Domesticated Paintings: The Role of Fine Art in Swedish Interiors, 1880-1910

Lead Research Organisation: University of Warwick
Department Name: History of Art


The aim of this research is to examine the presence of fine art objects (primarily paintings and
reproductions thereof) in Swedish domestic settings around 1900, and to investigate the role assigned to
this type of visual art by considering contemporary discourses on the modern home, nationhood and
cultural reform. Specifically, these aspects will be viewed within the context of the emergence of the
interior as a concept in late-nineteenth-century European culture, including the new emphasis placed on
the decorative arts and on Arts and Crafts ideals.

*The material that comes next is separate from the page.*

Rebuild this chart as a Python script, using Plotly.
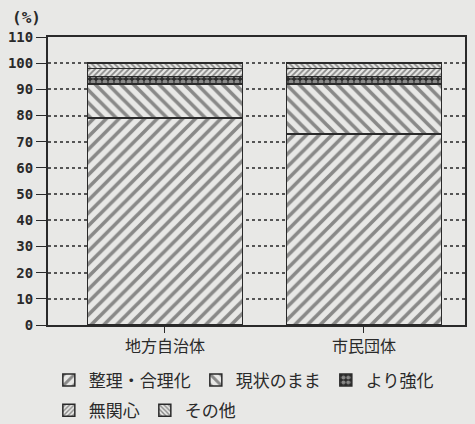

The main research question is why Swedish
intellectuals and artists so actively promoted the inclusion of paintings and other forms of visual art in
domestic setting, why they conceived this as both a social and moral task, and how they worked toward
the realisation of their goal. Furthermore, while there are some precedents set by Britain and France, the
study asks how these sentiments were developed locally in Sweden, thereby instigating an exploration of
alternative models for researching Swedish art and design histories. Taking its point of departure in the
writings by influential figures like the Swedish writer Ellen Key and art historian Carl G. Laurin, this study
explore Sweden's neighbouring country Denmark as a likely source of inspiration for Key and Laurin's
quest for beauty and the impact they believed art could have on all levels of society.